I’d seen some comments on about an ‘obvious’ camp so I wasn’t really looking out for campsites as we made our way along the cliff edge. But by the time we hit some of the more scrambly section we hadn’t seen anything obvious and it looked unlikely that there was going to be anything in front of us. Ditching packs we continued walking out along the narrowing ridge – glad to have the extra agility now being packless!


Tom doing the ‘slide of death’

At the slide of death we had a bit of discussion of which tree to anchor off and whether the tape was actually doing anything other than being a mental aid! Lewis elected to stay there and enjoy the views while Tom & I made our way to the end – new territory. We found the log book – for a few years it seemed to be dominated by SBW’s John K who seemed to have an entry every other page.

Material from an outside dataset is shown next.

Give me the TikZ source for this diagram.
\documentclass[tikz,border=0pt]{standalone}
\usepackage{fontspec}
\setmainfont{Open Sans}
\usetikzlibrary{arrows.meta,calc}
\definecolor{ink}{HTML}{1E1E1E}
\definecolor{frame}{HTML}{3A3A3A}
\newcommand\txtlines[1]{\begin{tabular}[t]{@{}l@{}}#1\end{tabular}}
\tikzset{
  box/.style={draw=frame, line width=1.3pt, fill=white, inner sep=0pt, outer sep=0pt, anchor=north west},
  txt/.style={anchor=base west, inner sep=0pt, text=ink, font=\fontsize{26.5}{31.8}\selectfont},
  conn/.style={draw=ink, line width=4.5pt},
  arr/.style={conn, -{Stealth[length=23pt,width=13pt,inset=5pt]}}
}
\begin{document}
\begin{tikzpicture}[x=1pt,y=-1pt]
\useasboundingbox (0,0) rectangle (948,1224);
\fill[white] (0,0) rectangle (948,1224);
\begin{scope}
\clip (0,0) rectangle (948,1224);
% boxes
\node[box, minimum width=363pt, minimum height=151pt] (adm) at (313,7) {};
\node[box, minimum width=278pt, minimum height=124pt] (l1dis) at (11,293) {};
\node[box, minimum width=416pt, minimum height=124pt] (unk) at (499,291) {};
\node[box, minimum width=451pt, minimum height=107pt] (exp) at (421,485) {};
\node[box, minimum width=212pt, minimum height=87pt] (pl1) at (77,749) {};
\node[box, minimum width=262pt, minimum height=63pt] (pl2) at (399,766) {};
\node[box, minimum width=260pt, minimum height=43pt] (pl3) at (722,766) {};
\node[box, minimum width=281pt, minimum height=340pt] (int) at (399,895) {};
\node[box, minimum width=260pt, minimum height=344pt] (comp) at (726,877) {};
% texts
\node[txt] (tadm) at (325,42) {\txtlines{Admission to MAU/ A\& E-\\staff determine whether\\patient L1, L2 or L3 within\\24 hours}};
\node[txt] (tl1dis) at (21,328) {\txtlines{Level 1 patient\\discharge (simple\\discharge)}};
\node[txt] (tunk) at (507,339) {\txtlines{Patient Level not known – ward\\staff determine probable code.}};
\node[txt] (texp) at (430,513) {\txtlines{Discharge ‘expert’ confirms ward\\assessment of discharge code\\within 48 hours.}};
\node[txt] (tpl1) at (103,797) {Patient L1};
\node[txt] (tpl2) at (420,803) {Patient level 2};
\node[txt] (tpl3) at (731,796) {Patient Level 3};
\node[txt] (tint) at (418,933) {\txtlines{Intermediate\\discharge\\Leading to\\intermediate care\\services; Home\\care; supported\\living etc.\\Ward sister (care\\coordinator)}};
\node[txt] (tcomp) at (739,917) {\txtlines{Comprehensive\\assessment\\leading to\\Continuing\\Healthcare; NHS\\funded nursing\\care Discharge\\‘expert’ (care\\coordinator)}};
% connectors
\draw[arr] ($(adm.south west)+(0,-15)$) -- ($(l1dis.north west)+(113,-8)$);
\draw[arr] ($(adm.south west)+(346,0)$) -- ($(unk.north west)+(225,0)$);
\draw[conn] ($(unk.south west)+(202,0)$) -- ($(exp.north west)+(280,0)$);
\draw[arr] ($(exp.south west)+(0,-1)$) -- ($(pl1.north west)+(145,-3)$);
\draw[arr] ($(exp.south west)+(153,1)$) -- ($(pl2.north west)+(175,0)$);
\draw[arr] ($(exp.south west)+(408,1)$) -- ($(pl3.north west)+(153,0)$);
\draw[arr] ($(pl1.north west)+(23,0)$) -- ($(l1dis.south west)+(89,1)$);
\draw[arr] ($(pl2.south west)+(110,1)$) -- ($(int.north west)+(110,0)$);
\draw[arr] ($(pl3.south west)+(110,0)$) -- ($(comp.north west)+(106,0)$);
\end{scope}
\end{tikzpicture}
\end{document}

Low dam levels in the distance

The dam levels are noticeably low – not a surprise but sometimes having a visual makes things feel more real.


The end of the pic

Having had our full of views and happy-snapping (is it happy-snapping when your camera weighs 1.5kg?) we returned to the slide.

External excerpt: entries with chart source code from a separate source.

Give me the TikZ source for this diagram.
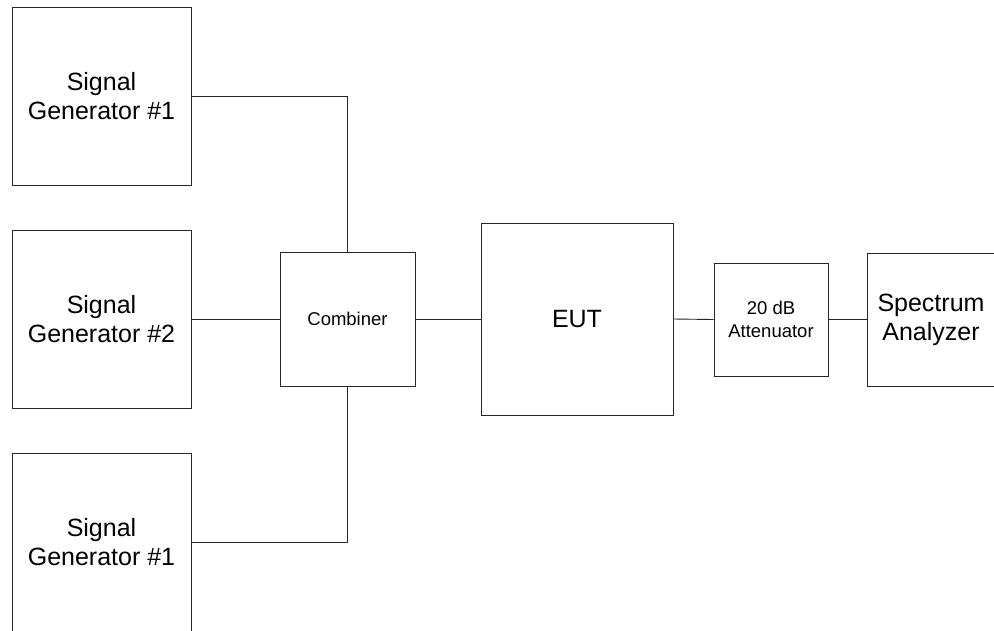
\documentclass[tikz,border=0pt]{standalone}
\usepackage{fontspec}
\setmainfont{Liberation Sans}
\begin{document}
\begin{tikzpicture}[x=1pt,y=-1pt,
  blk/.style={draw=black!85,line width=0.9pt,rectangle,inner sep=0pt,align=center},
  big/.style={font=\fontsize{25}{29}\selectfont},
  small/.style={font=\fontsize{18.5}{23}\selectfont},
  wire/.style={draw=black!85,line width=0.9pt}]
\useasboundingbox (0,0) rectangle (994,630);
\clip (0,0) rectangle (994,630);
\node[blk,big,minimum width=179pt,minimum height=178pt] (sg1) at (101.5,96) {Signal\\Generator \#1};
\node[blk,big,minimum width=179pt,minimum height=178pt] (sg2) at (101.5,319) {Signal\\Generator \#2};
\node[blk,big,minimum width=179pt,minimum height=178pt] (sg3) at (101.5,542) {Signal\\Generator \#1};
\node[blk,small,minimum width=135pt,minimum height=134pt] (comb) at (347.5,319) {Combiner};
\node[blk,big,minimum width=192pt,minimum height=192pt] (eut) at (577,319) {EUT};
\node[blk,small,minimum width=114pt,minimum height=113pt] (att) at (771,319.5) {20 dB\\Attenuator};
\node[blk,big,minimum width=128pt,minimum height=133pt] (sa) at (931,319.5) {Spectrum\\Analyzer};
\draw[wire] (sg1.east) -| (comb.north);
\draw[wire] (sg2.east) -- (comb.west);
\draw[wire] (sg3.east) -| (comb.south);
\draw[wire] (comb.east) -- (eut.west);
\draw[wire] (eut.east) -- (att.west);
\draw[wire] (att.east) -- (sa.west);
\end{tikzpicture}
\end{document}
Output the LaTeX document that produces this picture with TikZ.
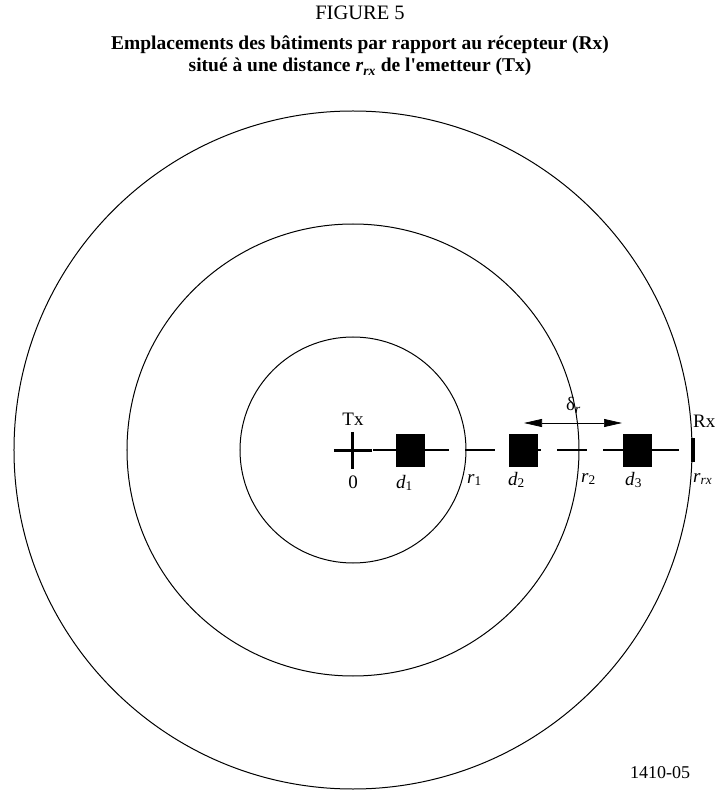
\documentclass[tikz,border=0pt]{standalone}
\usepackage{fontspec}
\setmainfont{Liberation Serif}
\usetikzlibrary{arrows.meta,positioning}
\tikzset{
  ring/.style={line width=1pt},
  axis/.style={line width=1.3pt,dash pattern=on 30pt off 16pt},
  bldg/.style={fill=black,draw=none,minimum width=29pt,minimum height=33pt,inner sep=0pt},
  rxmark/.style={fill=black,draw=none,minimum width=4pt,minimum height=24pt,inner sep=0pt},
  lbl/.style={font=\fontsize{19}{21}\selectfont,inner sep=0pt},
  ttl/.style={font=\fontsize{20.5}{22}\selectfont,inner sep=0pt},
  capline/.style={font=\fontsize{19.5}{21}\selectfont\bfseries,inner sep=0pt},
  dar/.style={{Triangle[length=18pt,width=8pt]}-{Triangle[length=18pt,width=8pt]},line width=0.7pt}
}
\newcommand\sub[2]{\textit{#1}\textsubscript{#2}}

\begin{document}
\begin{tikzpicture}[x=1pt,y=1pt]
\useasboundingbox (-353,-345) rectangle (367,450);
% title
\node[ttl,anchor=base] (fig) at (7,430) {FIGURE 5};
\node[capline,anchor=base] (cap1) at (7,400)
  {Emplacements des bâtiments par rapport au récepteur (Rx)};
\node[capline,anchor=base] (cap2) at (7,378)
  {situé à une distance \sub{r}{\textit{rx}} de l\textquotesingle emetteur (Tx)};
% circles
\coordinate (tx) at (0,0);
\foreach \r in {113,226,339} \draw[ring] (tx) circle[radius=\r pt];
% axis with buildings
\node[rxmark] (rx) at (340,0) {};
\draw[axis] ([xshift=20pt]tx) -- (rx.west);
\node[bldg] (d1) at (57.5,-0.5) {};
\node[bldg] (d2) at (170,-0.5) {};
\node[bldg] (d3) at (284.5,-0.5) {};
\draw[line width=3pt] ([xshift=-19pt]tx) -- ([xshift=19pt]tx)
  ([yshift=18pt]tx) -- ([yshift=-19pt]tx);
% spacing arrow
\coordinate (al) at (171,27);
\coordinate (ar) at (269,27);
\draw[dar] (al) -- (ar);
\node[lbl,anchor=base west] (dr) at (213,39) {δ\textsubscript{\textit{r}}};
% labels
\node[lbl,anchor=base] (ltx) at (0,24) {Tx};
\node[lbl,anchor=base] (l0) at (0,-38) {0};
\node[lbl,anchor=base west] (ld1) at (43,-38) {\sub{d}{1}};
\node[lbl,anchor=base west] (lr1) at (114,-33) {\sub{r}{1}};
\node[lbl,anchor=base west] (ld2) at (155,-35) {\sub{d}{2}};
\node[lbl,anchor=base west] (lr2) at (228,-32) {\sub{r}{2}};
\node[lbl,anchor=base west] (ld3) at (272,-35) {\sub{d}{3}};
\node[lbl,anchor=base west] (lrx) at (340,-32) {\sub{r}{\textit{rx}}};
\node[lbl,anchor=base west] (lRx) at (340,22) {Rx};
\node[lbl,anchor=base west,font=\fontsize{18}{20}\selectfont] (num) at (277,-328) {1410-05};
\end{tikzpicture}
\end{document}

Lewis waiting above the slide

Getting back up the slide was the harder bit. I managed to get my left leg stuck in the crack which took a while to wriggle out of. Tom did the same thing before deciding that facing forward rather than out was a better option.


Now the hard bit getting back up

Going facing into the rock meant the tape was definitely more than just a mental aid!


See that effort!



The crux done

So now we had to find a camp – one that clearly wasn’t that obvious since we hadn’t seen it on our way out. We back tracked up onto the last flatish plateau and split up to look for options. There wasn’t anything great, but with only 3 of us we didn’t need much flat space. The good thing about being up on the ridge was there was definitely no need to collect firewood.


Our (2 star?) campsite

After happy hour on the cliffs for sunset we made it back to the campsite before dark. We had pleasant night around the fire and retired to bed at bushwalker’s midnight.


Sunset, with Mt Colong dominating the horizon

With no time pressure the next day Tom of course got up before dawn for some sunrise photography. It was a glorious walk back along the pagodas with the morning light. We managed to stay on the cliff edge a lot more compared to our ‘inland’ route the previous day, which gave lots more views and fun on the pagodas.


On the way back



Lovely rocky walking



More views

We had morning tea out on another rocky outcrop before winding our way back through the bush. At the fence line we met another walker who sounded like he had spent a couple of hours just getting to that point – trying 3 different routes before finally ending up there. We wished him luck in getting out to the cliffs, but it was a reminder that the walk isn’t completely straightforward if you’re not used to following rough footpads.


Cliffs above Burnt Flat Creek

We were back in Mittagong at lunch time – a great, if short, walk in the bush.